The Revere Bell in Singapore was a gift by Mrs. Maria Revere Balestier, the daughter of Paul Revere and wife of the first American Consul to Singapore, Joseph Balestier. The only Revere bell outside the United States, it is 81 cm in height and 89 cm in diameter with a clapper underneath. Maria Revere presented the bell to the first Church of St. Andrew in 1843 on condition that it be used to sound a curfew for five minutes at 8:00 pm every night. The curfew bell rang until 1855 when the church was demolished, and was resumed when St. Andrew's Cathedral was constructed in its place in 1861 until it was permanently discontinued in 1874. The bell entered the collection of the Raffles Museum, now the National Museum of Singapore, in 1937. It is regarded as a symbol of friendship between the peoples of Singapore and the United States.

===First bell: New Brick Church===
In 1792, Revere entered the bell founding business when the bell of the New Brick Church, the church he attended, cracked upon relocation. After salvaging about 500 pounds of metal from the old bell and enlisting the help of Aaron Hobart, Revere cast his first bell. The bell did not get the best reviews. Reverend William Bentley remarked that "the sound is not clear and prolonged, from the lips to the crown shrill." Even though the bell did not have a pleasant sound, it was a momentous achievement because it was the first bell cast in Boston, instead of the usual casting in England.

===Largest bell: First Congregational Church===
At 2488 lbs, the bell cast for the First Congregational Church (now the First Unitarian Church) in Providence, Rhode Island was the largest bell cast by the Revere foundry.
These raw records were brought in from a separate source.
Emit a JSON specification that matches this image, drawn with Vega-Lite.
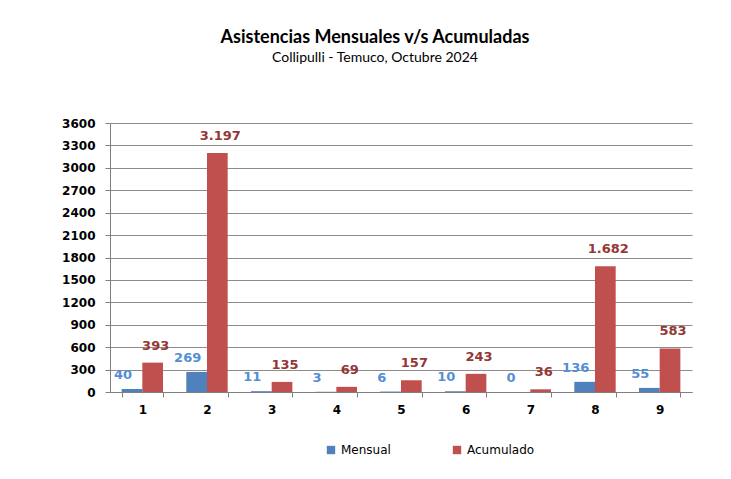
{
  "$schema": "https://vega.github.io/schema/vega-lite/v6.json",
  "autosize": "none",
  "width": 582,
  "height": 269,
  "padding": {"left": 110, "top": 123, "right": 39, "bottom": 87},
  "background": "white",
  "config": {
    "view": {"stroke": null},
    "locale": {"number": {"decimal": ",", "thousands": ".", "grouping": [3], "currency": ["$", ""]}}
  },
  "title": {
    "text": "Asistencias Mensuales v/s Acumuladas",
    "subtitle": "Collipulli - Temuco,  Octubre 2024",
    "font": "Lato",
    "fontSize": 18,
    "fontWeight": "bold",
    "color": "#000000",
    "subtitleFont": "Lato",
    "subtitleFontSize": 14,
    "subtitleColor": "#000000",
    "subtitlePadding": 4,
    "anchor": "middle",
    "frame": "group",
    "dx": -26,
    "offset": 52
  },
  "data": {
    "values": [
      {"mes": "1", "serie": "Mensual", "valor": 40},
      {"mes": "1", "serie": "Acumulado", "valor": 393},
      {"mes": "2", "serie": "Mensual", "valor": 269},
      {"mes": "2", "serie": "Acumulado", "valor": 3197},
      {"mes": "3", "serie": "Mensual", "valor": 11},
      {"mes": "3", "serie": "Acumulado", "valor": 135},
      {"mes": "4", "serie": "Mensual", "valor": 3},
      {"mes": "4", "serie": "Acumulado", "valor": 69},
      {"mes": "5", "serie": "Mensual", "valor": 6},
      {"mes": "5", "serie": "Acumulado", "valor": 157},
      {"mes": "6", "serie": "Mensual", "valor": 10},
      {"mes": "6", "serie": "Acumulado", "valor": 243},
      {"mes": "7", "serie": "Mensual", "valor": 0},
      {"mes": "7", "serie": "Acumulado", "valor": 36},
      {"mes": "8", "serie": "Mensual", "valor": 136},
      {"mes": "8", "serie": "Acumulado", "valor": 1682},
      {"mes": "9", "serie": "Mensual", "valor": 55},
      {"mes": "9", "serie": "Acumulado", "valor": 583}
    ]
  },
  "encoding": {
    "x": {
      "field": "mes", "type": "nominal", "sort": null,
      "scale": {"paddingInner": 0.36, "paddingOuter": 0.18},
      "axis": {
        "title": null, "labelAngle": 0, "tickBand": "extent",
        "labelFont": "DejaVu Sans", "labelFontSize": 12, "labelFontWeight": "bold",
        "labelColor": "#000000", "domainColor": "#808080", "tickColor": "#808080",
        "tickSize": 5, "labelPadding": 7
      }
    },
    "y": {
      "field": "valor", "type": "quantitative",
      "scale": {"domain": [0, 3600]},
      "axis": {
        "title": null, "values": [0, 300, 600, 900, 1200, 1500, 1800, 2100, 2400, 2700, 3000, 3300, 3600],
        "format": "d",
        "labelFont": "DejaVu Sans", "labelFontSize": 12, "labelFontWeight": "bold",
        "labelColor": "#000000", "domainColor": "#808080", "tickColor": "#808080",
        "gridColor": "#8c8c8c", "gridWidth": 1, "tickSize": 5, "labelPadding": 10
      }
    },
    "xOffset": {"field": "serie", "type": "nominal", "sort": ["Mensual", "Acumulado"]}
  },
  "layer": [
    {
      "mark": {"type": "bar", "stroke": null},
      "encoding": {
        "color": {
          "field": "serie", "type": "nominal", "sort": ["Mensual", "Acumulado"],
          "scale": {"domain": ["Mensual", "Acumulado"], "range": ["#4F81BD", "#C0504D"]},
          "legend": {
            "title": null, "orient": "none", "direction": "horizontal",
            "legendX": 215, "legendY": 321,
            "symbolType": "square", "symbolSize": 70, "symbolStrokeWidth": 0,
            "labelFont": "DejaVu Sans", "labelFontSize": 12, "labelColor": "#000000",
            "columnPadding": 60, "labelOffset": 4
          }
        }
      }
    },
    {
      "transform": [{"filter": "datum.serie === 'Mensual'"}],
      "mark": {"type": "text", "baseline": "bottom", "dy": -7, "dx": -9, "fontSize": 13, "fontWeight": "bold", "font": "DejaVu Sans", "color": "#558ED5"},
      "encoding": {
        "text": {"field": "valor", "type": "quantitative", "format": ",d"}
      }
    },
    {
      "transform": [{"filter": "datum.serie === 'Acumulado'"}],
      "mark": {"type": "text", "baseline": "bottom", "dy": -10, "dx": 3, "fontSize": 13, "fontWeight": "bold", "font": "DejaVu Sans", "color": "#953735"},
      "encoding": {
        "text": {"field": "valor", "type": "quantitative", "format": ",d"}
      }
    }
  ]
}
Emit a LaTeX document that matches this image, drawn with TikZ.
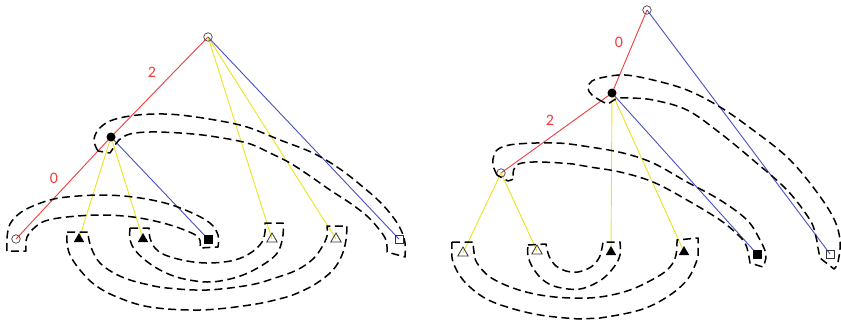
\documentclass[tikz,border=0pt]{standalone}
\usepackage{fontspec}
\setmainfont{Carlito}
\usetikzlibrary{shapes.geometric, backgrounds}

\definecolor{edgered}{RGB}{240,60,60}
\definecolor{edgeyellow}{RGB}{235,228,30}
\definecolor{edgeblue}{RGB}{72,80,190}

\tikzset{
  opencirc/.style={circle, draw=black!75, line width=0.7pt, inner sep=0pt, minimum size=8.5pt},
  fillcirc/.style={circle, fill=black, inner sep=0pt, minimum size=9pt},
  opentri/.style={regular polygon, regular polygon sides=3, draw=black!80, line width=0.8pt, inner sep=0pt, minimum size=12pt},
  filltri/.style={regular polygon, regular polygon sides=3, fill=black, inner sep=0pt, minimum size=12pt},
  opensq/.style={rectangle, draw=black!80, line width=0.8pt, inner sep=0pt, minimum size=8pt},
  fillsq/.style={rectangle, fill=black, inner sep=0pt, minimum size=9pt},
  redge/.style={draw=edgered, line width=0.9pt},
  yedge/.style={draw=edgeyellow, line width=0.9pt},
  bedge/.style={draw=edgeblue, line width=0.9pt},
  lbl/.style={text=edgered, font=\fontsize{16}{16}\selectfont, inner sep=0pt},
  tube/.style={line width=1.5pt, dash pattern=on 8pt off 4.5pt, line join=round},
  wall/.style={smooth, tension=0.6}
}

\begin{document}
\begin{tikzpicture}[x=1pt, y=-1pt]
\useasboundingbox (0,0) rectangle (841,324);

% ---------------- left tree ----------------
\node[opencirc] (r1) at (208,37) {};
\node[fillcirc] (m1) at (111,137) {};
\node[opencirc] (a1) at (16,239) {};
\node[filltri]  (b1) at (79,239) {};
\node[filltri]  (c1) at (143,239) {};
\node[fillsq]   (d1) at (208,239) {};
\node[opentri]  (e1) at (272,239) {};
\node[opentri]  (f1) at (336,239) {};
\node[opensq]   (g1) at (399,239) {};

\begin{pgfonlayer}{background}
\draw[redge] (r1.center) -- (m1.center);
\draw[redge] (m1.center) -- (a1.center);
\draw[yedge] (m1.center) -- (b1.center);
\draw[yedge] (m1.center) -- (c1.center);
\draw[bedge] (m1.center) -- (d1.center);
\draw[yedge] (r1.center) -- (e1.center);
\draw[yedge] (r1.center) -- (f1.center);
\draw[bedge] (r1.center) -- (g1.center);
\end{pgfonlayer}

\node[lbl] (l2a) at (152,72) {2};
\node[lbl] (l0a) at (54,178) {0};

% band from the middle vertex round to the open square
\draw[tube] plot[wall] coordinates {(98,151) (94,141) (98,130) (110,121) (130,116) (155,114) (180,115) (215,120) (247,127) (280,140) (313,153) (340,169) (363,187) (380,202) (393,217) (401,230) (405,243) (405,257)}
  -- plot[wall] coordinates {(387,252) (386,240) (378,228) (367,216) (350,203) (330,190) (310,176) (290,163) (270,153) (247,143) (210,136) (180,133) (150,132) (130,134) (119,140) (114,147) (110,153)}
  -- cycle;

% band from the open circle over to the black square
\draw[tube] plot[wall] coordinates {(7,251) (7,238) (10,224) (20,213) (33,206) (50,200) (67,197) (100,195) (133,197) (165,203) (190,212) (210,223) (218,235) (218,247)}
  -- plot[wall] coordinates {(200,248) (199,238) (187,231) (163,223) (133,217) (100,215) (67,217) (45,221) (33,229) (27,237) (26,244) (26,251)}
  -- cycle;

% outer cup under the leaves
\draw[tube] (67,232) -- plot[wall] coordinates {(88,232) (89,240) (93,252) (100,263) (112,272) (127,279) (145,284) (167,288) (207,290) (250,285) (275,278) (297,270) (313,259) (322,247) (327,236) (327,226)}
  -- plot[wall] coordinates {(347,226) (346,240) (342,255) (333,270) (317,283) (300,292) (283,298) (250,305) (200,310) (150,307) (117,297) (95,285) (80,270) (70,255) (67,242) (67,232)};

% inner cup under the leaves
\draw[tube] (130,228) -- plot[wall] coordinates {(149,228) (150,238) (155,248) (165,255) (187,261) (210,263) (235,260) (252,252) (262,242) (265,232) (265,223)}
  -- plot[wall] coordinates {(283,223) (283,235) (279,250) (270,260) (250,272) (230,279) (207,282) (180,278) (160,270) (145,260) (135,250) (130,240) (130,228)};

% ---------------- right tree ----------------
\node[opencirc] (r2) at (647,10) {};
\node[fillcirc] (m2) at (612,93) {};
\node[opencirc] (n2) at (501,173) {};
\node[opentri]  (a2) at (463,253) {};
\node[opentri]  (b2) at (537,251) {};
\node[filltri]  (c2) at (611,252) {};
\node[filltri]  (d2) at (684,252) {};
\node[fillsq]   (e2) at (757,254) {};
\node[opensq]   (f2) at (830,254) {};

\begin{pgfonlayer}{background}
\draw[redge] (r2.center) -- (m2.center);
\draw[redge] (m2.center) -- (n2.center);
\draw[yedge] (n2.center) -- (a2.center);
\draw[yedge] (n2.center) -- (b2.center);
\draw[yedge] (m2.center) -- (c2.center);
\draw[yedge] (m2.center) -- (d2.center);
\draw[bedge] (m2.center) -- (e2.center);
\draw[bedge] (r2.center) -- (f2.center);
\end{pgfonlayer}

\node[lbl] (l0b) at (619,42) {0};
\node[lbl] (l2b) at (550,120) {2};

% band from the middle vertex round to the open square
\draw[tube] plot[wall] coordinates {(603,102) (592,95) (588,88) (592,81) (605,77) (625,75) (653,80) (687,90) (720,107) (753,130) (787,157) (813,187) (833,217) (840,240) (838,262) (834,269)}
  -- plot[wall] coordinates {(820,258) (818,248) (816,237) (810,220) (787,190) (753,160) (720,133) (687,110) (653,100) (630,98) (620,98) (614,100)}
  -- (608,104) -- cycle;

% band from the open circle round to the black square
\draw[tube] plot[wall] coordinates {(497,175) (493,165) (494,155) (500,148) (517,144) (557,143) (590,147) (623,153) (653,163) (687,182) (720,200) (747,220) (760,240) (766,255) (763,267)}
  -- plot[wall] coordinates {(750,263) (748,252) (745,243) (737,234) (720,220) (687,200) (653,182) (620,172) (590,167) (573,164) (540,162) (522,163) (515,167) (513,174) (514,179)}
  -- (508,181) -- cycle;

% inner cup under the leaves
\draw[tube] (528,245) -- plot[wall] coordinates {(546,244) (549,256) (556,266) (566,271) (578,272) (591,267) (599,258) (602,248) (603,242)}
  -- plot[wall] coordinates {(620,242) (620,255) (614,267) (601,280) (580,289) (557,287) (543,280) (533,268) (528,256) (528,245)};

% outer cup under the leaves
\draw[tube] (452,242) -- plot[wall] coordinates {(473,242) (474,252) (477,263) (490,277) (513,288) (540,295) (570,298) (600,297) (630,290) (657,277) (670,267) (676,255) (677,240)}
  -- plot[wall] coordinates {(698,238) (698,250) (697,260) (687,280) (667,297) (640,310) (600,318) (580,319) (540,315) (507,307) (483,297) (463,280) (453,262) (452,250) (452,242)};
\end{tikzpicture}
\end{document}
===Bell at First Parish===
In 1811, First Parish Church of Needham, Massachusetts bought a bell from Revere that has lasted numerous church renovations, rebuildings and movement to a new location. The bell, which weighs 960 pounds, was bought to mark Needham's first centennial, and rings every Sunday and the past two centennials. The bell was purchased for $407.69 and was rung for the first time in November 15, 1811 marking it as the first church bell rung in Needham. First Parish Church of 1836 as painted by Timothy Newell Smith, Jr. in 1863. The tower was added to accommodate the Revere bell.